(begin)

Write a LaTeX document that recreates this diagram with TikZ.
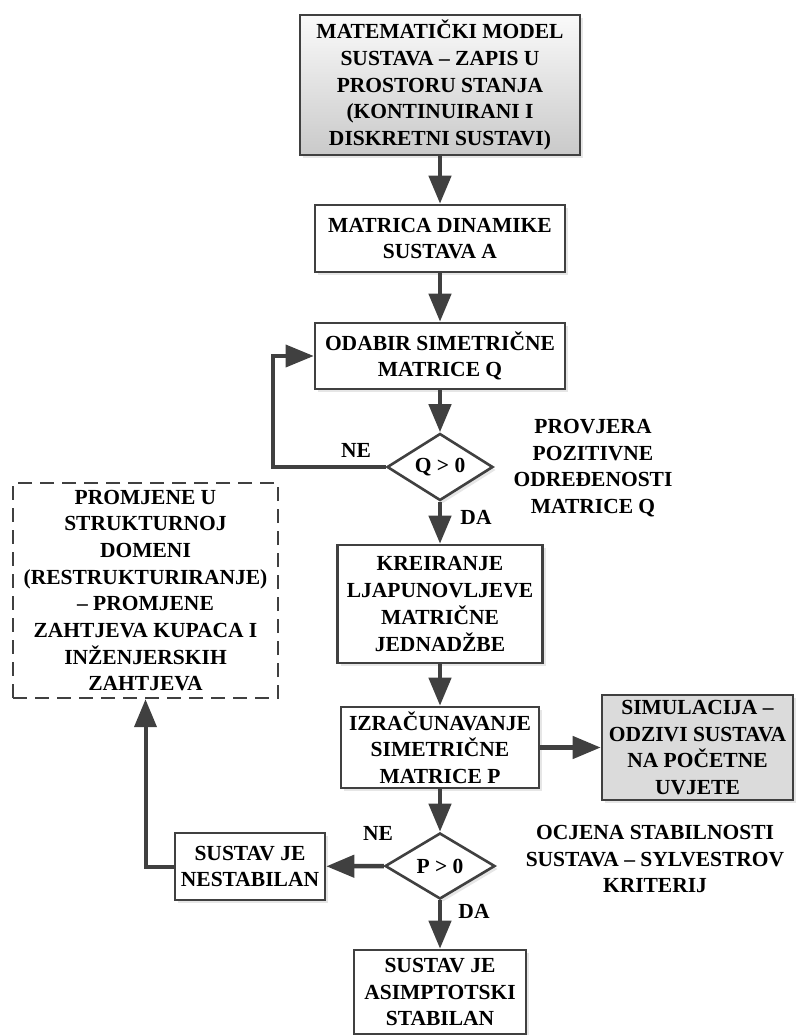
\documentclass[tikz,border=0pt]{standalone}
\usepackage{fontspec}
\setmainfont{Liberation Serif}
\usepackage{tikz}
\usepackage{xcolor}
\usetikzlibrary{
    arrows.meta,
    shapes.geometric,
    shadows,
    calc,
    positioning
}
\definecolor{linegray}{HTML}{404040}
\newcommand{\diagfont}{\fontsize{21.5}{26.7}\selectfont\bfseries}
\tikzset{
    box/.style={draw=linegray, line width=2.6pt, fill=white, align=center,
        inner sep=0pt, font=\diagfont,
        drop shadow={opacity=0.2, shadow xshift=3pt, shadow yshift=-3pt}},
    decision/.style={box, diamond, aspect=1.6},
    dashbox/.style={draw=linegray, line width=2.4pt, dash pattern=on 14pt off 8pt,
        align=center, inner sep=0pt, font=\diagfont},
    lbl/.style={align=center, inner sep=0pt, font=\diagfont},
    flow/.style={draw=linegray, line width=4.5pt,
        -{Triangle[length=28pt, width=22pt]}}
}

\begin{document}
\begin{tikzpicture}[x=1pt, y=-1pt]
                        \useasboundingbox (0, 0) rectangle (795, 1035);
                        % main column
                        \node[box, minimum width=280pt, minimum height=140pt,
                            top color=gray!4, bottom color=gray!42] (model) at (440, 85)
                            {MATEMATIČKI MODEL\\SUSTAVA – ZAPIS U\\PROSTORU STANJA\\(KONTINUIRANI I\\DISKRETNI SUSTAVI)};
                        \node[box, minimum width=250pt, minimum height=67pt] (dinamika) at (440, 238.5)
                            {MATRICA DINAMIKE\\SUSTAVA A};
                        \node[box, minimum width=250pt, minimum height=66pt] (odabirq) at (440, 356)
                            {ODABIR SIMETRIČNE\\MATRICE Q};
                        \node[decision, minimum width=106pt, minimum height=67pt] (uvjetq) at (440, 467)
                            {Q > 0};
                        \node[box, minimum width=205pt, minimum height=118pt] (ljapunov) at (440, 604)
                            {KREIRANJE\\LJAPUNOVLJEVE\\MATRIČNE\\JEDNADŽBE};
                        \node[box, minimum width=198pt, minimum height=81pt] (racunp) at (440, 747.5)
                            {IZRAČUNAVANJE\\SIMETRIČNE\\MATRICE P};
                        \node[decision, minimum width=110pt, minimum height=66pt] (uvjetp) at (440, 866)
                            {P > 0};
                        \node[box, minimum width=172pt, minimum height=84pt] (stabilan) at (440, 992)
                            {SUSTAV JE\\ASIMPTOTSKI\\STABILAN};
                        % side boxes
                        \node[box, minimum width=191pt, minimum height=105pt, fill=gray!28] (simulacija) at (697.5, 747.5)
                            {SIMULACIJA –\\ODZIVI SUSTAVA\\NA POČETNE\\UVJETE};
                        \node[box, minimum width=150pt, minimum height=67pt] (nestabilan) at (250, 866.5)
                            {SUSTAV JE\\NESTABILAN};
                        \node[dashbox, minimum width=265pt, minimum height=215pt] (promjene) at (145.5, 590.5)
                            {PROMJENE U\\STRUKTURNOJ\\DOMENI\\(RESTRUKTURIRANJE)\\– PROMJENE\\ZAHTJEVA KUPACA I\\INŽENJERSKIH\\ZAHTJEVA};
                        % labels
                        \node[lbl] (neq) at (356, 450) {NE};
                        \node[lbl] (daq) at (476, 517) {DA};
                        \node[lbl] (provjera) at (593, 468)
                            {PROVJERA\\POZITIVNE\\ODREĐENOSTI\\MATRICE Q};
                        \node[lbl] (nep) at (378, 833) {NE};
                        \node[lbl] (dap) at (474, 911) {DA};
                        \node[lbl] (ocjena) at (655, 859)
                            {OCJENA STABILNOSTI\\SUSTAVA – SYLVESTROV\\KRITERIJ};
                        \coordinate (povratq) at (273, 467);
                        \foreach \a/\b in {model/dinamika, dinamika/odabirq, odabirq/uvjetq,
                            uvjetq/ljapunov, ljapunov/racunp, racunp/simulacija,
                            racunp/uvjetp, uvjetp/stabilan, uvjetp/nestabilan}
                            \draw[flow] (\a) -- (\b);
                        \draw[flow, line width=3.6pt] (uvjetq.west) -- (povratq) |- (odabirq.west);
                        \draw[flow, line width=4pt] (nestabilan.west) -| (promjene.south);
                    \end{tikzpicture}
\end{document}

(end)

**Given exercise:**
Write out the data precisely as given, excluding the pictures.

**Solution:**
Write a LaTeX document that recreates this diagram with TikZ.
\documentclass[tikz,border=0pt]{standalone}
\usepackage{fontspec}
\setmainfont{Liberation Serif}
\usepackage{tikz}
\usepackage{xcolor}
\usetikzlibrary{
    arrows.meta,
    shapes.geometric,
    shadows,
    calc,
    positioning
}
\definecolor{linegray}{HTML}{404040}
\newcommand{\diagfont}{\fontsize{21.5}{26.7}\selectfont\bfseries}
\tikzset{
    box/.style={draw=linegray, line width=2.6pt, fill=white, align=center,
        inner sep=0pt, font=\diagfont,
        drop shadow={opacity=0.2, shadow xshift=3pt, shadow yshift=-3pt}},
    decision/.style={box, diamond, aspect=1.6},
    dashbox/.style={draw=linegray, line width=2.4pt, dash pattern=on 14pt off 8pt,
        align=center, inner sep=0pt, font=\diagfont},
    lbl/.style={align=center, inner sep=0pt, font=\diagfont},
    flow/.style={draw=linegray, line width=4.5pt,
        -{Triangle[length=28pt, width=22pt]}}
}

\begin{document}
\begin{tikzpicture}[x=1pt, y=-1pt]
                        \useasboundingbox (0, 0) rectangle (795, 1035);
                        % main column
                        \node[box, minimum width=280pt, minimum height=140pt,
                            top color=gray!4, bottom color=gray!42] (model) at (440, 85)
                            {MATEMATIČKI MODEL\\SUSTAVA – ZAPIS U\\PROSTORU STANJA\\(KONTINUIRANI I\\DISKRETNI SUSTAVI)};
                        \node[box, minimum width=250pt, minimum height=67pt] (dinamika) at (440, 238.5)
                            {MATRICA DINAMIKE\\SUSTAVA A};
                        \node[box, minimum width=250pt, minimum height=66pt] (odabirq) at (440, 356)
                            {ODABIR SIMETRIČNE\\MATRICE Q};
                        \node[decision, minimum width=106pt, minimum height=67pt] (uvjetq) at (440, 467)
                            {Q > 0};
                        \node[box, minimum width=205pt, minimum height=118pt] (ljapunov) at (440, 604)
                            {KREIRANJE\\LJAPUNOVLJEVE\\MATRIČNE\\JEDNADŽBE};
                        \node[box, minimum width=198pt, minimum height=81pt] (racunp) at (440, 747.5)
                            {IZRAČUNAVANJE\\SIMETRIČNE\\MATRICE P};
                        \node[decision, minimum width=110pt, minimum height=66pt] (uvjetp) at (440, 866)
                            {P > 0};
                        \node[box, minimum width=172pt, minimum height=84pt] (stabilan) at (440, 992)
                            {SUSTAV JE\\ASIMPTOTSKI\\STABILAN};
                        % side boxes
                        \node[box, minimum width=191pt, minimum height=105pt, fill=gray!28] (simulacija) at (697.5, 747.5)
                            {SIMULACIJA –\\ODZIVI SUSTAVA\\NA POČETNE\\UVJETE};
                        \node[box, minimum width=150pt, minimum height=67pt] (nestabilan) at (250, 866.5)
                            {SUSTAV JE\\NESTABILAN};
                        \node[dashbox, minimum width=265pt, minimum height=215pt] (promjene) at (145.5, 590.5)
                            {PROMJENE U\\STRUKTURNOJ\\DOMENI\\(RESTRUKTURIRANJE)\\– PROMJENE\\ZAHTJEVA KUPACA I\\INŽENJERSKIH\\ZAHTJEVA};
                        % labels
                        \node[lbl] (neq) at (356, 450) {NE};
                        \node[lbl] (daq) at (476, 517) {DA};
                        \node[lbl] (provjera) at (593, 468)
                            {PROVJERA\\POZITIVNE\\ODREĐENOSTI\\MATRICE Q};
                        \node[lbl] (nep) at (378, 833) {NE};
                        \node[lbl] (dap) at (474, 911) {DA};
                        \node[lbl] (ocjena) at (655, 859)
                            {OCJENA STABILNOSTI\\SUSTAVA – SYLVESTROV\\KRITERIJ};
                        \coordinate (povratq) at (273, 467);
                        \foreach \a/\b in {model/dinamika, dinamika/odabirq, odabirq/uvjetq,
                            uvjetq/ljapunov, ljapunov/racunp, racunp/simulacija,
                            racunp/uvjetp, uvjetp/stabilan, uvjetp/nestabilan}
                            \draw[flow] (\a) -- (\b);
                        \draw[flow, line width=3.6pt] (uvjetq.west) -- (povratq) |- (odabirq.west);
                        \draw[flow, line width=4pt] (nestabilan.west) -| (promjene.south);
                    \end{tikzpicture}
\end{document}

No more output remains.